A simple stock–flow model makes this clear. Australia’s population can be thought of as two stocks: a permanent population and a temporary population. The temporary population changes in only two basic ways: through net temporary inflows, and through transitions from temporary to permanent status. If temporary inflows exceed conversions to permanent residence, the temporary population grows. If conversions match inflows, it stabilises.

Figure 2: Simple Model of Population Growth

 

That is the key demographic rule. This means that the size of the temporary population is governed not by NOM as such, but by the relationship between temporary net migration and transitions to permanence. A government could hit a NOM target while the temporary population continues to expand. Equally, the temporary population could shrink even in a year of relatively high NOM, if enough people move from temporary to permanent status.

Recent Australian experience illustrates the point. The post-COVID surge in temporary migration is often described as if it were simply a story of “too many arrivals.” But that is only part of the picture. What actually happened was more structural. During the pandemic, many temporary residents stayed longer than expected because departures were disrupted. When borders reopened, new arrivals were added on top of an existing cohort whose exits had been delayed. At the same time, transitions to permanent residence remained comparatively stable. The result was a widening gap between temporary inflows and conversions, and therefore a sharp increase in the temporary population.

Figure 3: Migrant Arrivals and Departures

 

In other words, the recent “bulge” in temporary migration was not just a flow problem. It was a stock problem.
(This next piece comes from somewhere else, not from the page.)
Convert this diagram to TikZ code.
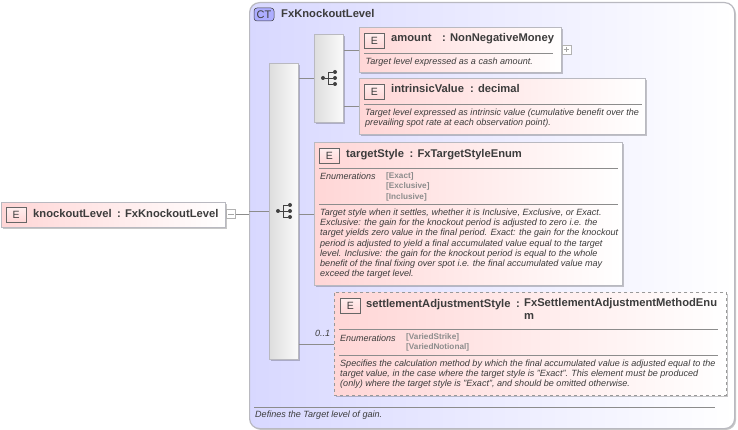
\documentclass[tikz,border=0pt]{standalone}
\usepackage{fontspec}
\setmainfont{Liberation Sans}
\usetikzlibrary{shadows,calc}
\definecolor{frameG}{HTML}{B9B9C0}
\definecolor{lineG}{HTML}{8C8C8C}
\definecolor{txtD}{HTML}{3C3C3C}
\definecolor{pinkL}{HTML}{FFD6D6}
\definecolor{lav}{HTML}{D8D8FF}
\tikzset{
  x=1pt,y=-1pt,
  softshadow/.style={drop shadow={shadow xshift=1.4pt,shadow yshift=-1.4pt,fill=black,opacity=.22}},
  ctbox/.style={anchor=north west,inner sep=0,rounded corners=10pt,draw=frameG,line width=1.2pt,left color=lav,right color=white,softshadow},
  ctbadge/.style={anchor=center,inner sep=0,minimum width=20pt,minimum height=13pt,rounded corners=3pt,draw=txtD,line width=.5pt,fill=lav!80!blue,font=\fontsize{11}{12}\selectfont,text=txtD},
  seqbox/.style={anchor=north west,inner sep=0,draw=frameG,line width=.8pt,left color=black!13,right color=black!2,softshadow},
  elbox/.style={anchor=north west,inner sep=0,draw=frameG,line width=1pt,left color=pinkL,right color=white,softshadow},
  optbox/.style={anchor=north west,inner sep=0,draw=black!40,line width=.7pt,dashed,left color=pinkL,right color=white,softshadow},
  ebadge/.style={anchor=north west,inner sep=0,minimum width=20pt,minimum height=15pt,draw=black!60,line width=.5pt,top color=pinkL!40,bottom color=pinkL!100!red,font=\fontsize{10.5}{12}\selectfont,text=txtD},
  titletxt/.style={anchor=base west,inner sep=0,font=\fontsize{11.2}{13}\selectfont\bfseries,text=txtD},
  desc/.style={anchor=north west,inner sep=0,align=left,font=\fontsize{9.05}{10.25}\selectfont\itshape,text=txtD},
  enumlab/.style={anchor=base west,inner sep=0,font=\fontsize{9}{10}\selectfont\itshape,text=txtD},
  enumval/.style={anchor=north west,inner sep=0,align=left,font=\fontsize{8.2}{10.5}\selectfont\bfseries,text=black!45},
  sep/.style={draw=lineG,line width=.7pt},
  conn/.style={draw=lineG,line width=.7pt},
  togglebox/.style={anchor=north west,inner sep=0,minimum width=9pt,minimum height=9pt,draw=black!30,line width=.5pt,fill=white},
  symb/.style={draw=black!75,line width=.8pt},
  symbdot/.style={circle,fill=black!75,inner sep=0,minimum size=4pt},
}
\newcommand{\seqsym}[3]{%
  \node[symbdot] (#1l) at (#2-6,#3) {};
  \node[symbdot] (#1a) at (#2+6,#3-6) {};
  \node[symbdot] (#1b) at (#2+6,#3) {};
  \node[symbdot] (#1c) at (#2+6,#3+6) {};
  \draw[symb] (#1l) -- (#1b);
  \draw[symb] (#1a) -| ($(#1l)!.45!(#1b)$) |- (#1c);
}
\begin{document}
\begin{tikzpicture}
\useasboundingbox (0,0) rectangle (738,430);
\fill[white] (0,0) rectangle (738,430);

% complex type frame
\node[ctbox,minimum width=485pt,minimum height=426pt] (ct) at (249,2) {};
\node[ctbadge] (ctb) at (264,14.5) {CT};
\node[titletxt] (ctt) at (281,18) {FxKnockoutLevel};
\coordinate (fa) at (254,407);
\coordinate (fb) at (715,407);
\draw[sep] (fa) -- (fb);
\node[desc] (ctd) at (255,411) {Defines the Target level of gain.};

% root element
\node[elbox,minimum width=224pt,minimum height=25pt] (root) at (1,202) {};
\node[ebadge] (rootb) at (6,207) {E};
\node[titletxt] (roott) at (33,217.5) {knockoutLevel};
\node[titletxt] (rootc) at (117,217.5) {: FxKnockoutLevel};
\node[togglebox] (rootm) at (226,209.5) {};
\draw[draw=black!35,line width=.6pt] ($(rootm.west)+(2,0)$) -- ($(rootm.east)+(-2,0)$);

% sequences
\node[seqbox,minimum width=29pt,minimum height=296pt] (seqA) at (269,63) {};
\node[seqbox,minimum width=29pt,minimum height=88pt] (seqB) at (314,34) {};
\seqsym{sa}{284}{211}
\seqsym{sb}{329}{78}

% amount
\node[elbox,minimum width=202pt,minimum height=45pt] (amt) at (359,27) {};
\node[ebadge] (amtb) at (364,33) {E};
\node[titletxt] (amtt) at (391,42) {amount};
\node[titletxt] (amtc) at (442,42) {: NonNegativeMoney};
\coordinate (amta) at (364,53);
\coordinate (amtz) at (553,53);
\draw[sep] (amta) -- (amtz);
\node[desc] (amtd) at (365.5,57.5) {Target level expressed as a cash amount.};
\node[togglebox] (amtp) at (561.5,45) {};
\draw[draw=black!35,line width=.6pt] ($(amtp.west)+(2,0)$) -- ($(amtp.east)+(-2,0)$);
\draw[draw=black!35,line width=.6pt] ($(amtp.north)+(0,2)$) -- ($(amtp.south)+(0,-2)$);

% intrinsicValue
\node[elbox,minimum width=286pt,minimum height=56pt] (intr) at (359,78) {};
\node[ebadge] (intrb) at (364,84) {E};
\node[titletxt] (intrt) at (391,93) {intrinsicValue};
\node[titletxt] (intrc) at (470,93) {: decimal};
\coordinate (intra) at (364,104);
\coordinate (intrz) at (642,104);
\draw[sep] (intra) -- (intrz);
\node[desc] (intrd) at (365,108.5) {Target level expressed as intrinsic value (cumulative benefit over the\\prevailing spot rate at each observation point).};

% targetStyle
\node[elbox,minimum width=308pt,minimum height=143pt] (tgt) at (314,142) {};
\node[ebadge] (tgtb) at (319,148) {E};
\node[titletxt] (tgtt) at (346,157.5) {targetStyle};
\node[titletxt] (tgtc) at (409.5,157.5) {: FxTargetStyleEnum};
\coordinate (tgta) at (319,168);
\coordinate (tgtz) at (618,168);
\draw[sep] (tgta) -- (tgtz);
\node[enumlab] (tgtl) at (320,179.5) {Enumerations};
\node[enumval] (tgtv) at (386,172) {{[Exact]}\\{[Exclusive]}\\{[Inclusive]}};
\coordinate (tgtc1) at (319,204.5);
\coordinate (tgtc2) at (618,204.5);
\draw[sep] (tgtc1) -- (tgtc2);
\node[desc] (tgtd) at (320,208.5) {Target style when it settles, whether it is Inclusive, Exclusive, or Exact.\\Exclusive: the gain for the knockout period is adjusted to zero i.e. the\\target yields zero value in the final period. Exact: the gain for the knockout\\period is adjusted to yield a final accumulated value equal to the target\\level. Inclusive: the gain for the knockout period is equal to the whole\\benefit of the final fixing over spot i.e. the final accumulated value may\\exceed the target level.};

% settlementAdjustmentStyle
\node[optbox,minimum width=392pt,minimum height=103pt] (set) at (334,292) {};
\node[ebadge] (setb) at (340,298) {E};
\node[titletxt] (sett) at (366,307.5) {settlementAdjustmentStyle};
\node[titletxt] (setc) at (516,307.5) {:};
\node[titletxt,align=left,anchor=north west] (setn) at (524,298.5) {FxSettlementAdjustmentMethodEnu\\m};
\coordinate (seta) at (339,329);
\coordinate (setz) at (718,329);
\draw[sep] (seta) -- (setz);
\node[enumlab] (setl) at (340,341) {Enumerations};
\node[enumval] (setv) at (406,333) {{[VariedStrike]}\\{[VariedNotional]}};
\coordinate (setc1) at (339,355);
\coordinate (setc2) at (718,355);
\draw[sep] (setc1) -- (setc2);
\node[desc] (setd) at (340,359.5) {Specifies the calculation method by which the final accumulated value is adjusted equal to the\\target value, in the case where the target style is "Exact". This element must be produced\\(only) where the target style is "Exact", and should be omitted otherwise.};
\node[enumlab] (occ) at (315,336) {0..1};

% connectors
\coordinate (rootj) at (ct.west |- rootm.east);
\draw[conn] (rootm.east) -- (rootj);
\draw[conn] (ct.west |- seqA.west) -- (seqA.west);
\draw[conn] (seqA.east |- seqB.west) -- (seqB.west);
\draw[conn] (seqA.east |- tgt.west) -- (tgt.west);
\draw[conn] (seqA.east |- set.west) -- (set.west);
\draw[conn] (seqB.east |- amt.west) -- (amt.west);
\draw[conn] (seqB.east |- intr.west) -- (intr.west);
\end{tikzpicture}
\end{document}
This is why annual NOM targets are such poor tools for governing migration in a settlement state. They manage a residual number rather than the mechanism that drives population change.

Canada has recently moved closer to recognising this reality. Its latest Immigration Levels Plan includes an explicit target to reduce the temporary resident population from 7.6% of the population to 5%by 2027. That is an important shift from flows to stocks. But even there, the chosen benchmark appears to be a policy judgement rather than the product of a transparent demographic rule.

Australia can do better. Instead of targeting NOM, migration policy should be anchored to settlement capacity. The simplest way to do that is to align temporary net inflows with the number of temporary residents who are permitted to transition to permanent residence each year. If conversions broadly match inflows, the temporary population will stabilise. If government wants the temporary population to shrink, conversions must exceed inflows for a time.

This conversion-anchored approach would not solve every migration dilemma. It would involve real trade-offs. It could reduce short-run labour market flexibility and increase pressure on the permanent migration program. But it would at least align policy with demographic reality.

Most importantly, it would reframe the migration debate around the right question. The issue is not what NOM number to choose each year. It is how much temporariness a settlement state is willing — and able — to sustain.

Australia needs a migration debate that reflects the system it actually has, not the one it once imagined. That means shifting attention away from headline net migration figures and toward the size, dynamics, and governance of the temporary population itself.

If temporariness has become structural, then it must be governed structurally.